:: WHAT TO WORK ON ::
Restate the full listing word for word and leave the pictures out.

:: GIVEN INFORMATION ::
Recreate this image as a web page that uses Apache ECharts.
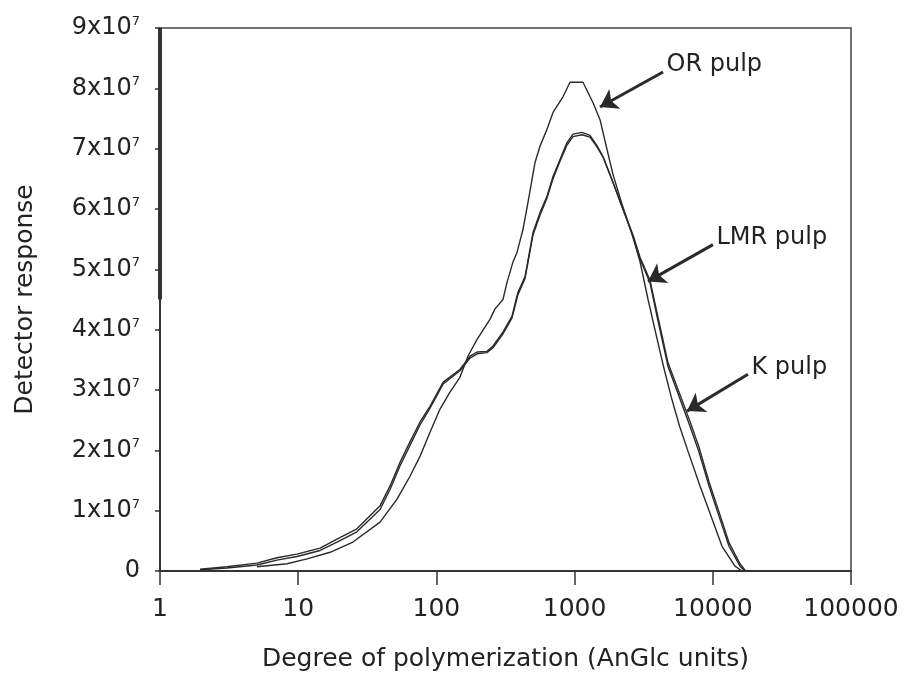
<!DOCTYPE html>
<html><head><meta charset="utf-8">
<script src="https://cdn.jsdelivr.net/npm/echarts@6/dist/echarts.min.js"></script>
<style>html,body{margin:0;padding:0;background:#fff}#c{width:907px;height:677px}</style>
</head><body><div id="c"></div>
<script>
// Degree of polymerization (x) and detector response in units of 1e7 (y)
const orDP   = [5.03,8.30,11.6,17.0,24.9,39.1,51.9,64.4,76.1,89.9,106,125,148,169,197,244,265,303,324,358,383,423,460,492,517,562,631,698,824,926,1150,1359,1527,1605,1715,1897,2203,2603,2973,3400,3850,4400,5050,5750,6650,8078,9705,11660,14470,16270];
const orResp = [0.07,0.12,0.20,0.31,0.48,0.81,1.19,1.57,1.90,2.30,2.68,2.96,3.21,3.56,3.84,4.17,4.34,4.50,4.78,5.12,5.28,5.66,6.11,6.49,6.77,7.04,7.32,7.60,7.86,8.10,8.10,7.76,7.48,7.27,6.99,6.57,6.08,5.58,5.13,4.50,3.96,3.39,2.85,2.40,1.97,1.41,0.91,0.41,0.08,0];

const lmrDP   = [1.95,3.05,5.03,7.02,9.80,14.4,19.1,26.6,39.1,46.2,54.5,64.4,76.1,89.9,112,148,175,197,232,257,303,352,389,438,500,562,631,698,784,881,974,1131,1292,1452,1605,1897,2240,2646,2973,3512,3947,4741,5789,6839,7946,9387,11090,13100,15730,17100];
const lmrResp = [0.03,0.07,0.13,0.22,0.28,0.38,0.53,0.70,1.08,1.41,1.80,2.14,2.47,2.73,3.13,3.34,3.56,3.63,3.64,3.73,3.96,4.22,4.62,4.88,5.61,5.94,6.21,6.54,6.82,7.10,7.24,7.27,7.22,7.05,6.87,6.44,5.99,5.55,5.17,4.78,4.22,3.39,2.85,2.40,1.97,1.41,0.91,0.41,0.08,0];

const kDP   = [1.95,3.05,5.03,7.02,9.80,14.4,19.1,26.6,39.1,46.2,54.5,64.4,76.1,89.9,112,148,175,197,232,257,303,352,389,438,500,562,631,698,784,881,974,1131,1292,1452,1605,1897,2240,2646,2973,3512,3947,4741,5789,6839,7946,9387,11090,13100,15730,17300];
const kResp = [0.02,0.05,0.10,0.18,0.24,0.34,0.48,0.65,1.02,1.35,1.74,2.08,2.42,2.70,3.10,3.32,3.53,3.60,3.62,3.70,3.93,4.19,4.58,4.85,5.57,5.90,6.18,6.50,6.79,7.06,7.20,7.23,7.19,7.03,6.86,6.44,6.00,5.57,5.20,4.82,4.28,3.45,2.92,2.48,2.05,1.48,0.98,0.47,0.12,0];

const xTicks = [1,10,100,1000,10000,100000];

// annotation labels and arrow (tail -> head) in data coordinates
const noteLabels = ['OR pulp','LMR pulp','K pulp'];
const noteTailDP = [4363,10030,17970];
const noteTailY  = [8.27,5.41,3.26];
const noteHeadDP = [1527,3397,6506];
const noteHeadY  = [7.69,4.80,2.65];

const E7 = 1e7;
const FONT = 'DejaVu Sans';
const pairs = (xs, ys) => xs.map((x, i) => [x, ys[i] * E7]);

const chart = echarts.init(document.getElementById('c'), null, {renderer: 'canvas'});

const lineSeries = (name, xs, ys) => ({
  name, type: 'line', data: pairs(xs, ys), showSymbol: false, smooth: false,
  silent: true, lineStyle: {color: '#2a2a2a', width: 1.4}, z: 3
});

const orS = lineSeries('OR pulp', orDP, orResp);
const lmrS = lineSeries('LMR pulp', lmrDP, lmrResp);
const kS = lineSeries('K pulp', kDP, kResp);

orS.markLine = {
  silent: true, animation: false,
  symbol: ['none', 'arrow'], symbolSize: 17,
  lineStyle: {color: '#2a2a2a', width: 3, type: 'solid'},
  label: {show: false},
  data: noteLabels.map((n, i) => [
    {coord: [noteTailDP[i], noteTailY[i] * E7]},
    {coord: [noteHeadDP[i], noteHeadY[i] * E7]}
  ]).concat([[
    {coord: [1, 4.5 * E7], symbol: 'none', lineStyle: {width: 4, color: '#333'}},
    {coord: [1, 9 * E7], symbol: 'none'}
  ]])
};
orS.markPoint = {
  silent: true, animation: false,
  symbol: 'rect', symbolSize: 1, itemStyle: {color: 'rgba(0,0,0,0)'},
  label: {show: true, position: 'right', distance: 3, offset: [0, -7],
          color: '#222', fontFamily: FONT, fontSize: 24,
          formatter: p => p.name},
  data: noteLabels.map((n, i) => ({name: n, coord: [noteTailDP[i], noteTailY[i] * E7]}))
};

chart.setOption({
  animation: false,
  backgroundColor: '#fff',
  grid: {left: 160, right: 56, top: 28, bottom: 105, show: true,
         borderColor: '#444', borderWidth: 1.5, backgroundColor: 'transparent'},
  xAxis: {
    type: 'log', logBase: 10, min: xTicks[0], max: xTicks[xTicks.length - 1],
    name: 'Degree of polymerization (AnGlc units)', nameLocation: 'middle', nameGap: 76,
    nameTextStyle: {fontFamily: FONT, fontSize: 25, color: '#222'},
    axisLine: {show: true, lineStyle: {color: '#333', width: 2}},
    axisTick: {show: true, inside: false, length: 14, lineStyle: {color: '#333', width: 1.5}},
    minorTick: {show: false},
    splitLine: {show: false},
    axisLabel: {margin: 26, fontFamily: FONT, fontSize: 25, color: '#222',
                formatter: v => String(Math.round(v))}
  },
  yAxis: {
    type: 'value', min: 0, max: 9 * E7, interval: E7,
    name: 'Detector response', nameLocation: 'middle', nameGap: 122,
    nameTextStyle: {fontFamily: FONT, fontSize: 25, color: '#222'},
    axisLine: {show: true, lineStyle: {color: '#333', width: 2}},
    axisTick: {show: true, inside: false, length: 5, lineStyle: {color: '#333', width: 1.5}},
    splitLine: {show: false},
    axisLabel: {
      margin: 20, color: '#222',
      formatter: v => {
        const n = Math.round(v / E7);
        return n === 0 ? '{b|0}' : '{b|' + n + 'x10}{s|7}';
      },
      rich: {
        b: {fontFamily: FONT, fontSize: 24, color: '#222', lineHeight: 26},
        s: {fontFamily: FONT, fontSize: 13, color: '#222', lineHeight: 13, verticalAlign: 'top'}
      }
    }
  },
  series: [orS, lmrS, kS]
});
</script>
</body></html>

:: OUTPUT OF THE TASK ::
Recreate this image as a web page that uses Apache ECharts.
<!DOCTYPE html>
<html><head><meta charset="utf-8">
<script src="https://cdn.jsdelivr.net/npm/echarts@6/dist/echarts.min.js"></script>
<style>html,body{margin:0;padding:0;background:#fff}#c{width:907px;height:677px}</style>
</head><body><div id="c"></div>
<script>
// Degree of polymerization (x) and detector response in units of 1e7 (y)
const orDP   = [5.03,8.30,11.6,17.0,24.9,39.1,51.9,64.4,76.1,89.9,106,125,148,169,197,244,265,303,324,358,383,423,460,492,517,562,631,698,824,926,1150,1359,1527,1605,1715,1897,2203,2603,2973,3400,3850,4400,5050,5750,6650,8078,9705,11660,14470,16270];
const orResp = [0.07,0.12,0.20,0.31,0.48,0.81,1.19,1.57,1.90,2.30,2.68,2.96,3.21,3.56,3.84,4.17,4.34,4.50,4.78,5.12,5.28,5.66,6.11,6.49,6.77,7.04,7.32,7.60,7.86,8.10,8.10,7.76,7.48,7.27,6.99,6.57,6.08,5.58,5.13,4.50,3.96,3.39,2.85,2.40,1.97,1.41,0.91,0.41,0.08,0];

const lmrDP   = [1.95,3.05,5.03,7.02,9.80,14.4,19.1,26.6,39.1,46.2,54.5,64.4,76.1,89.9,112,148,175,197,232,257,303,352,389,438,500,562,631,698,784,881,974,1131,1292,1452,1605,1897,2240,2646,2973,3512,3947,4741,5789,6839,7946,9387,11090,13100,15730,17100];
const lmrResp = [0.03,0.07,0.13,0.22,0.28,0.38,0.53,0.70,1.08,1.41,1.80,2.14,2.47,2.73,3.13,3.34,3.56,3.63,3.64,3.73,3.96,4.22,4.62,4.88,5.61,5.94,6.21,6.54,6.82,7.10,7.24,7.27,7.22,7.05,6.87,6.44,5.99,5.55,5.17,4.78,4.22,3.39,2.85,2.40,1.97,1.41,0.91,0.41,0.08,0];

const kDP   = [1.95,3.05,5.03,7.02,9.80,14.4,19.1,26.6,39.1,46.2,54.5,64.4,76.1,89.9,112,148,175,197,232,257,303,352,389,438,500,562,631,698,784,881,974,1131,1292,1452,1605,1897,2240,2646,2973,3512,3947,4741,5789,6839,7946,9387,11090,13100,15730,17300];
const kResp = [0.02,0.05,0.10,0.18,0.24,0.34,0.48,0.65,1.02,1.35,1.74,2.08,2.42,2.70,3.10,3.32,3.53,3.60,3.62,3.70,3.93,4.19,4.58,4.85,5.57,5.90,6.18,6.50,6.79,7.06,7.20,7.23,7.19,7.03,6.86,6.44,6.00,5.57,5.20,4.82,4.28,3.45,2.92,2.48,2.05,1.48,0.98,0.47,0.12,0];

const xTicks = [1,10,100,1000,10000,100000];

// annotation labels and arrow (tail -> head) in data coordinates
const noteLabels = ['OR pulp','LMR pulp','K pulp'];
const noteTailDP = [4363,10030,17970];
const noteTailY  = [8.27,5.41,3.26];
const noteHeadDP = [1527,3397,6506];
const noteHeadY  = [7.69,4.80,2.65];

const E7 = 1e7;
const FONT = 'DejaVu Sans';
const pairs = (xs, ys) => xs.map((x, i) => [x, ys[i] * E7]);

const chart = echarts.init(document.getElementById('c'), null, {renderer: 'canvas'});

const lineSeries = (name, xs, ys) => ({
  name, type: 'line', data: pairs(xs, ys), showSymbol: false, smooth: false,
  silent: true, lineStyle: {color: '#2a2a2a', width: 1.4}, z: 3
});

const orS = lineSeries('OR pulp', orDP, orResp);
const lmrS = lineSeries('LMR pulp', lmrDP, lmrResp);
const kS = lineSeries('K pulp', kDP, kResp);

orS.markLine = {
  silent: true, animation: false,
  symbol: ['none', 'arrow'], symbolSize: 17,
  lineStyle: {color: '#2a2a2a', width: 3, type: 'solid'},
  label: {show: false},
  data: noteLabels.map((n, i) => [
    {coord: [noteTailDP[i], noteTailY[i] * E7]},
    {coord: [noteHeadDP[i], noteHeadY[i] * E7]}
  ]).concat([[
    {coord: [1, 4.5 * E7], symbol: 'none', lineStyle: {width: 4, color: '#333'}},
    {coord: [1, 9 * E7], symbol: 'none'}
  ]])
};
orS.markPoint = {
  silent: true, animation: false,
  symbol: 'rect', symbolSize: 1, itemStyle: {color: 'rgba(0,0,0,0)'},
  label: {show: true, position: 'right', distance: 3, offset: [0, -7],
          color: '#222', fontFamily: FONT, fontSize: 24,
          formatter: p => p.name},
  data: noteLabels.map((n, i) => ({name: n, coord: [noteTailDP[i], noteTailY[i] * E7]}))
};

chart.setOption({
  animation: false,
  backgroundColor: '#fff',
  grid: {left: 160, right: 56, top: 28, bottom: 105, show: true,
         borderColor: '#444', borderWidth: 1.5, backgroundColor: 'transparent'},
  xAxis: {
    type: 'log', logBase: 10, min: xTicks[0], max: xTicks[xTicks.length - 1],
    name: 'Degree of polymerization (AnGlc units)', nameLocation: 'middle', nameGap: 76,
    nameTextStyle: {fontFamily: FONT, fontSize: 25, color: '#222'},
    axisLine: {show: true, lineStyle: {color: '#333', width: 2}},
    axisTick: {show: true, inside: false, length: 14, lineStyle: {color: '#333', width: 1.5}},
    minorTick: {show: false},
    splitLine: {show: false},
    axisLabel: {margin: 26, fontFamily: FONT, fontSize: 25, color: '#222',
                formatter: v => String(Math.round(v))}
  },
  yAxis: {
    type: 'value', min: 0, max: 9 * E7, interval: E7,
    name: 'Detector response', nameLocation: 'middle', nameGap: 122,
    nameTextStyle: {fontFamily: FONT, fontSize: 25, color: '#222'},
    axisLine: {show: true, lineStyle: {color: '#333', width: 2}},
    axisTick: {show: true, inside: false, length: 5, lineStyle: {color: '#333', width: 1.5}},
    splitLine: {show: false},
    axisLabel: {
      margin: 20, color: '#222',
      formatter: v => {
        const n = Math.round(v / E7);
        return n === 0 ? '{b|0}' : '{b|' + n + 'x10}{s|7}';
      },
      rich: {
        b: {fontFamily: FONT, fontSize: 24, color: '#222', lineHeight: 26},
        s: {fontFamily: FONT, fontSize: 13, color: '#222', lineHeight: 13, verticalAlign: 'top'}
      }
    }
  },
  series: [orS, lmrS, kS]
});
</script>
</body></html>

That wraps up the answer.